▶ **Dataset extract**:
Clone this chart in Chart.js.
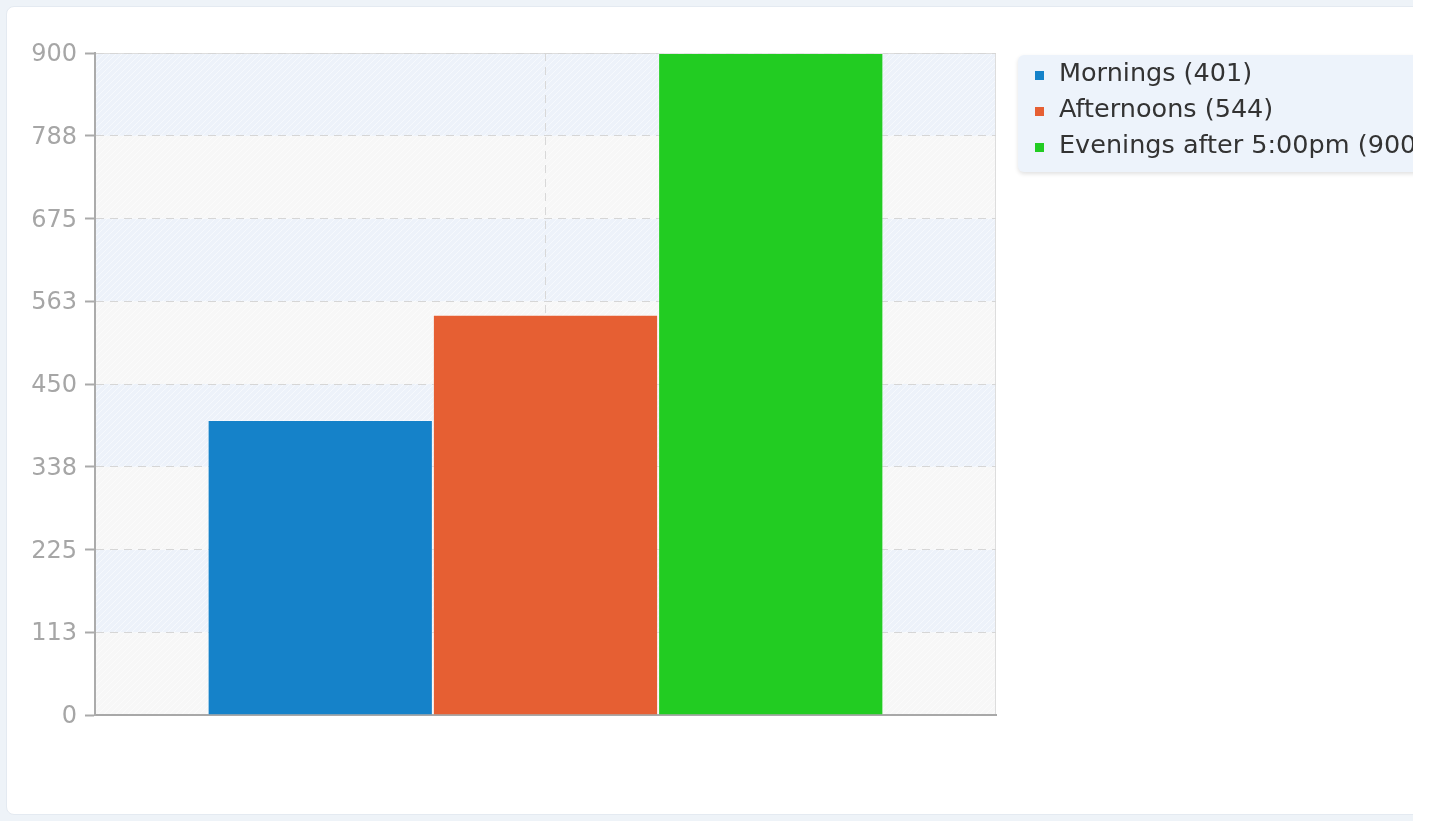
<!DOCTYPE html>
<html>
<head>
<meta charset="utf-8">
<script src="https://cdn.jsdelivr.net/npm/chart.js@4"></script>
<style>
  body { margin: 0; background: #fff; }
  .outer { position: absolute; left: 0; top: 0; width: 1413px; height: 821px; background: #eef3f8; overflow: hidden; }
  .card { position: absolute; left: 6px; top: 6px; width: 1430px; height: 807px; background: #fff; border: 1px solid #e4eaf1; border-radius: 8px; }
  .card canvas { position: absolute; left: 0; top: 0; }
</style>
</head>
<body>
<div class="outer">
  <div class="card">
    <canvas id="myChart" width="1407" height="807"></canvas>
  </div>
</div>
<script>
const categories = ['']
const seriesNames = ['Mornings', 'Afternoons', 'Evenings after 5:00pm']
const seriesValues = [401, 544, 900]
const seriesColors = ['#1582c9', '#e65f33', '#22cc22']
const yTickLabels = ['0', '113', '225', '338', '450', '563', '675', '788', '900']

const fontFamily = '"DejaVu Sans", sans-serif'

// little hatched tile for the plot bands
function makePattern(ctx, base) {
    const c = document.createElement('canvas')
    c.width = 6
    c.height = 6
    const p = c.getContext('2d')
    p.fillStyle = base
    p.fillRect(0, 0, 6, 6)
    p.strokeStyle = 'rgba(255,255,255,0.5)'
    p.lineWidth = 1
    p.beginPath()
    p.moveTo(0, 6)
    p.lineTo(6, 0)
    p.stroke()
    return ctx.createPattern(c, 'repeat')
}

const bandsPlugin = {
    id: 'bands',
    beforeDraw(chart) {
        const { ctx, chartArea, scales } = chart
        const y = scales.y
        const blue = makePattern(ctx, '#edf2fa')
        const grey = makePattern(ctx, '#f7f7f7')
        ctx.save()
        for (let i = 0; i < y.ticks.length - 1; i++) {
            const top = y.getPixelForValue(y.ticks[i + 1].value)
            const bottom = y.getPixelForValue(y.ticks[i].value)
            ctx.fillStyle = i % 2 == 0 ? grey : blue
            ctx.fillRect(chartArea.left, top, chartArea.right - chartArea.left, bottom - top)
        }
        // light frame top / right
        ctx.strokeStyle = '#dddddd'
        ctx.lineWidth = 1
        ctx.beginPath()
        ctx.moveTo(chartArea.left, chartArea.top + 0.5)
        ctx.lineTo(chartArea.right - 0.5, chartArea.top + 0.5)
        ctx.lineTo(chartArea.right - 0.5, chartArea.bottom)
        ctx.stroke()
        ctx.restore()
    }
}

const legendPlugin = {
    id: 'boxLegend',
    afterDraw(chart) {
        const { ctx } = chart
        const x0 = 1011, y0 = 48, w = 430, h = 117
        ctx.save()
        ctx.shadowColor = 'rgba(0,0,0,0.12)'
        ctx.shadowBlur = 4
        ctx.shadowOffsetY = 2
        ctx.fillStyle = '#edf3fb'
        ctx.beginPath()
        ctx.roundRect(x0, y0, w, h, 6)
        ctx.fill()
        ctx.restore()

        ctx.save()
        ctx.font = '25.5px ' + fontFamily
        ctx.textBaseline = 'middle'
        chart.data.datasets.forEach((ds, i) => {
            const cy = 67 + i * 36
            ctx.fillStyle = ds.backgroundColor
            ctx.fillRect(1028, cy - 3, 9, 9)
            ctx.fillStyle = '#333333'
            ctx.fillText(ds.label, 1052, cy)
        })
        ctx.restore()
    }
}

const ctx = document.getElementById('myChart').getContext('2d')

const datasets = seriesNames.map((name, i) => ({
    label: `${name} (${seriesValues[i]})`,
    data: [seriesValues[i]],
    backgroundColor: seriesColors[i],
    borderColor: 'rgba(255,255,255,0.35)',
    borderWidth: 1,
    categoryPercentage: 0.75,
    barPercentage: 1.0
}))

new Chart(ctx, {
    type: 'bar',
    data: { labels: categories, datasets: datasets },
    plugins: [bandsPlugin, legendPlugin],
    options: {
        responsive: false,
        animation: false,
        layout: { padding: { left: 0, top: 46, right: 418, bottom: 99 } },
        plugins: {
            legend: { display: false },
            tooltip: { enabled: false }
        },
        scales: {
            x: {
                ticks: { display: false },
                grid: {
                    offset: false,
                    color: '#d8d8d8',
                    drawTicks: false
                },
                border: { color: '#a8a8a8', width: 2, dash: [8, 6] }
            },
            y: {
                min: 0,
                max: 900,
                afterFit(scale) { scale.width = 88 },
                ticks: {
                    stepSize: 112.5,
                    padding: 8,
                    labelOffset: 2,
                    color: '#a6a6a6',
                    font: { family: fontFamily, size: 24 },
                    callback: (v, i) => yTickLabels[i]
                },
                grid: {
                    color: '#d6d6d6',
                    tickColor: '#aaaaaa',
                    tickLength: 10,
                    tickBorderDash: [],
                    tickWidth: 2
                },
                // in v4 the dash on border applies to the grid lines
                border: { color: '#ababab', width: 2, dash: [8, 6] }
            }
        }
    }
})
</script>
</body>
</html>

▶ **Given instruction**:
Print the complete listing exactly, apart from any pictures.

▶ **Answer to the task**:
Clone this chart in Chart.js.
<!DOCTYPE html>
<html>
<head>
<meta charset="utf-8">
<script src="https://cdn.jsdelivr.net/npm/chart.js@4"></script>
<style>
  body { margin: 0; background: #fff; }
  .outer { position: absolute; left: 0; top: 0; width: 1413px; height: 821px; background: #eef3f8; overflow: hidden; }
  .card { position: absolute; left: 6px; top: 6px; width: 1430px; height: 807px; background: #fff; border: 1px solid #e4eaf1; border-radius: 8px; }
  .card canvas { position: absolute; left: 0; top: 0; }
</style>
</head>
<body>
<div class="outer">
  <div class="card">
    <canvas id="myChart" width="1407" height="807"></canvas>
  </div>
</div>
<script>
const categories = ['']
const seriesNames = ['Mornings', 'Afternoons', 'Evenings after 5:00pm']
const seriesValues = [401, 544, 900]
const seriesColors = ['#1582c9', '#e65f33', '#22cc22']
const yTickLabels = ['0', '113', '225', '338', '450', '563', '675', '788', '900']

const fontFamily = '"DejaVu Sans", sans-serif'

// little hatched tile for the plot bands
function makePattern(ctx, base) {
    const c = document.createElement('canvas')
    c.width = 6
    c.height = 6
    const p = c.getContext('2d')
    p.fillStyle = base
    p.fillRect(0, 0, 6, 6)
    p.strokeStyle = 'rgba(255,255,255,0.5)'
    p.lineWidth = 1
    p.beginPath()
    p.moveTo(0, 6)
    p.lineTo(6, 0)
    p.stroke()
    return ctx.createPattern(c, 'repeat')
}

const bandsPlugin = {
    id: 'bands',
    beforeDraw(chart) {
        const { ctx, chartArea, scales } = chart
        const y = scales.y
        const blue = makePattern(ctx, '#edf2fa')
        const grey = makePattern(ctx, '#f7f7f7')
        ctx.save()
        for (let i = 0; i < y.ticks.length - 1; i++) {
            const top = y.getPixelForValue(y.ticks[i + 1].value)
            const bottom = y.getPixelForValue(y.ticks[i].value)
            ctx.fillStyle = i % 2 == 0 ? grey : blue
            ctx.fillRect(chartArea.left, top, chartArea.right - chartArea.left, bottom - top)
        }
        // light frame top / right
        ctx.strokeStyle = '#dddddd'
        ctx.lineWidth = 1
        ctx.beginPath()
        ctx.moveTo(chartArea.left, chartArea.top + 0.5)
        ctx.lineTo(chartArea.right - 0.5, chartArea.top + 0.5)
        ctx.lineTo(chartArea.right - 0.5, chartArea.bottom)
        ctx.stroke()
        ctx.restore()
    }
}

const legendPlugin = {
    id: 'boxLegend',
    afterDraw(chart) {
        const { ctx } = chart
        const x0 = 1011, y0 = 48, w = 430, h = 117
        ctx.save()
        ctx.shadowColor = 'rgba(0,0,0,0.12)'
        ctx.shadowBlur = 4
        ctx.shadowOffsetY = 2
        ctx.fillStyle = '#edf3fb'
        ctx.beginPath()
        ctx.roundRect(x0, y0, w, h, 6)
        ctx.fill()
        ctx.restore()

        ctx.save()
        ctx.font = '25.5px ' + fontFamily
        ctx.textBaseline = 'middle'
        chart.data.datasets.forEach((ds, i) => {
            const cy = 67 + i * 36
            ctx.fillStyle = ds.backgroundColor
            ctx.fillRect(1028, cy - 3, 9, 9)
            ctx.fillStyle = '#333333'
            ctx.fillText(ds.label, 1052, cy)
        })
        ctx.restore()
    }
}

const ctx = document.getElementById('myChart').getContext('2d')

const datasets = seriesNames.map((name, i) => ({
    label: `${name} (${seriesValues[i]})`,
    data: [seriesValues[i]],
    backgroundColor: seriesColors[i],
    borderColor: 'rgba(255,255,255,0.35)',
    borderWidth: 1,
    categoryPercentage: 0.75,
    barPercentage: 1.0
}))

new Chart(ctx, {
    type: 'bar',
    data: { labels: categories, datasets: datasets },
    plugins: [bandsPlugin, legendPlugin],
    options: {
        responsive: false,
        animation: false,
        layout: { padding: { left: 0, top: 46, right: 418, bottom: 99 } },
        plugins: {
            legend: { display: false },
            tooltip: { enabled: false }
        },
        scales: {
            x: {
                ticks: { display: false },
                grid: {
                    offset: false,
                    color: '#d8d8d8',
                    drawTicks: false
                },
                border: { color: '#a8a8a8', width: 2, dash: [8, 6] }
            },
            y: {
                min: 0,
                max: 900,
                afterFit(scale) { scale.width = 88 },
                ticks: {
                    stepSize: 112.5,
                    padding: 8,
                    labelOffset: 2,
                    color: '#a6a6a6',
                    font: { family: fontFamily, size: 24 },
                    callback: (v, i) => yTickLabels[i]
                },
                grid: {
                    color: '#d6d6d6',
                    tickColor: '#aaaaaa',
                    tickLength: 10,
                    tickBorderDash: [],
                    tickWidth: 2
                },
                // in v4 the dash on border applies to the grid lines
                border: { color: '#ababab', width: 2, dash: [8, 6] }
            }
        }
    }
})
</script>
</body>
</html>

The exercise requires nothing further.